New era, new intensity

  • RICH MYHRE / Herald Writer
  • Tuesday, November 28, 2000 9:00pm
  • Sports

By RICH MYHRE

Herald Writer

PORTLAND, Ore. – Nate McMillan gave his athletes a game plan before Tuesday night’s meeting with the Portland Trail Blazers and a warning about poor effort.

Play hard, he said.

The Seattle SuperSonics did that for their new coach and more, pulling away from the powerful Blazers in the opening minutes and going on to a 105-93 in the first game of McMillan’s NBA head coaching career.

It was an wholly impressive performance, which meant it was very much unlike many of Seattle’s first 15 games this season. With a new lineup and new spirit, the Sonics led this one from start to finish.

“I thought it was a fantastic effort from the entire team,” McMillan said. “This is the effort we want from these guys. We feel like if they give this effort, we have an opportunity each night to win. We pulled together and it’s a great start.

“This is not a fluke. The guys worked, and when you work as hard as they did (Monday at practice and during Tuesday’s game), the reward will be something good.”

Though statistics are often misleading, the numbers this night gave a clear picture. Seattle played energetic defense, holding the Blazers to a feeble .390 field goal percentage (30-for-77). The Sonics won a rare battle of rebounds against Portland, 47-40, while snagging 17 offensive rebounds. Offensively, Seattle shot a decent .469 percent (38-for-81) from the field, while turning the ball over just 12 times.

And, most impressively, Seattle exhibited the necessary poise to withstand a second-half comeback by the Blazers. Portland, which trailed by 22 points three times in the second quarter, closed within 76-68 after three periods. With a sellout crowd of 19,980 beginning to rock the Rose Garden, the Sonics might well have buckled.

Instead, they promptly pushed the margin back into double digits and kept it there for most of the fourth quarter.

“This is new Sonics basketball,” Sonics forward Jelani McCoy said.

“This team has been in this locker room since the start of the season,” Seattle’s Brent Barry said. “It’s a shame we didn’t come out and play with this kind of effort for coach Westphal. But at this point, we have to harness all the optimism and positives that come from Nate being the coach. We can’t worry about the negative things. It’s got to be optimistic from here on out.”
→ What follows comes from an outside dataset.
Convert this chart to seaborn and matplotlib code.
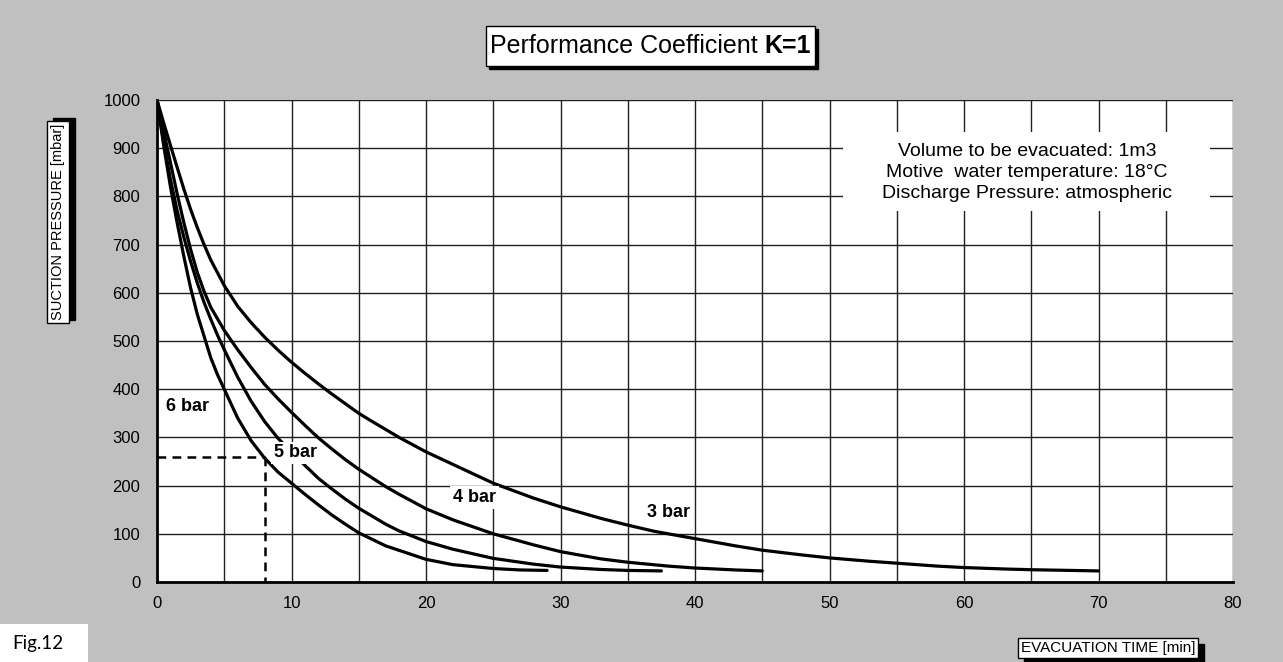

McMillan juggled the starting lineup for this game, giving the opening nod to Gary Payton and Emanuel Davis in the backcourt, Patrick Ewing at center, and forwards Rashard Lewis and Jelani McCoy. Vin Baker, Ruben Patterson and Barry, who have all started at times this season, played from the bench.
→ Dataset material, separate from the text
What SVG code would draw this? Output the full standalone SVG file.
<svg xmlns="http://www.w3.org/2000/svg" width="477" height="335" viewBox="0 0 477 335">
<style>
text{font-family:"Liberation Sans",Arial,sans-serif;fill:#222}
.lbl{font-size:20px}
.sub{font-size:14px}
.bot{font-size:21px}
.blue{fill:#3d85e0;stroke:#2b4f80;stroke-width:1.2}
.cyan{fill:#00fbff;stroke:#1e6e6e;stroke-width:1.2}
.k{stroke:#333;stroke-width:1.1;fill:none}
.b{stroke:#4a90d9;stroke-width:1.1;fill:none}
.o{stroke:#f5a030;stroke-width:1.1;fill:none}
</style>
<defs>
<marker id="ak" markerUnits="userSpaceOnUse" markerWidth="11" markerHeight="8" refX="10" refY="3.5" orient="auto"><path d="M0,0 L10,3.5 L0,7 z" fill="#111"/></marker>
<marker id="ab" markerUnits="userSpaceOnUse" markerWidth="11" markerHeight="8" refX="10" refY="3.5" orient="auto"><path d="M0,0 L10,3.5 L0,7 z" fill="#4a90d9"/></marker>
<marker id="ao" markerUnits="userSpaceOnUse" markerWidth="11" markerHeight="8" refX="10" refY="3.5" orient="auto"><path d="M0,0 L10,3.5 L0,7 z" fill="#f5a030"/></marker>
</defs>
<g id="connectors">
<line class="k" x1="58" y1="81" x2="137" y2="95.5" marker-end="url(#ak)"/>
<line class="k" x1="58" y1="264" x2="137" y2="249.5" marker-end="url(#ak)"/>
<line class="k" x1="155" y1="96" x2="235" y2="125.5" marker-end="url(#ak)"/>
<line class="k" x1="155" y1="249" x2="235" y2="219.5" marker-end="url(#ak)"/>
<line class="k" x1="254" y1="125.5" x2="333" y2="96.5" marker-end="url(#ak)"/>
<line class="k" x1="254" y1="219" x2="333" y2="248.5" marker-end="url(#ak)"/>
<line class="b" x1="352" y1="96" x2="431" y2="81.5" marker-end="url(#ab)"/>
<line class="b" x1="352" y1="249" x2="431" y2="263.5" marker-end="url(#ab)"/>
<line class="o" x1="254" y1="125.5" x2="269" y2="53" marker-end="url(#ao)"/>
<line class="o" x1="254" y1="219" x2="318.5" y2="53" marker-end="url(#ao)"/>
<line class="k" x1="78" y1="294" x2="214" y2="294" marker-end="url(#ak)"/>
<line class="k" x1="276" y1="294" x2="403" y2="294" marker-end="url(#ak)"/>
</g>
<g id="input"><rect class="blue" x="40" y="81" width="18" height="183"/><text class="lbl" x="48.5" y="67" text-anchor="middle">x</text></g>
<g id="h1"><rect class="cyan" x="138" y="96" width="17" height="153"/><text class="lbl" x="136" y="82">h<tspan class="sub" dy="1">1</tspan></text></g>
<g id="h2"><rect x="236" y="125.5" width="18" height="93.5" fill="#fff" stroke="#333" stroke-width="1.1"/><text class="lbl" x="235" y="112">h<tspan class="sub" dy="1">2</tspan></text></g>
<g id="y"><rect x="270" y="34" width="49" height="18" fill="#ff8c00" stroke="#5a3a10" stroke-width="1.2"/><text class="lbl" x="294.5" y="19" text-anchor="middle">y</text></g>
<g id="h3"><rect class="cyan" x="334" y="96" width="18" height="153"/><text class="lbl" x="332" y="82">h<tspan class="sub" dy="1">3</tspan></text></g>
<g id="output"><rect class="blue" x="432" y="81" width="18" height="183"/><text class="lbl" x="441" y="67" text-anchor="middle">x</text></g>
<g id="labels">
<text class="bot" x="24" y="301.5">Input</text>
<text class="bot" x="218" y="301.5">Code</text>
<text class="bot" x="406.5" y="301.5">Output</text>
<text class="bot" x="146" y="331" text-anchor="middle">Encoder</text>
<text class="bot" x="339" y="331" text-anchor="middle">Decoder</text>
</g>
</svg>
“We want to get a steady rotation,” McMillan said. “But as far as the minutes, we’ll not worry about that. If you’re producing, you’ll play. I think that’s fair and I think guys will respect that.

“I’m serious about this,” he said. “We’re going to play together and we’re going to play hard for 48 minutes. If you don’t play hard, we’ll find someone who will.”

The Sonics got a lift midway through the first period when Portland center Arvydas Sabonis toppled to the court with a sprained left knee. He did not return to the game.

If there was joy in Seattle’s dressing room, there was bitter anger among the Blazers and their fans. Portland was assessed three technical fouls and coach Mike Dunleavy and forward Bonzi Wells were ejected.

When it was over, assistant coach Bob Weiss raced to the far end of the court to retrieve the game ball, which he presented to McMillan in the locker room.

“That’s something I will put on the trophy case,” McMillan said, permitting a thin smile.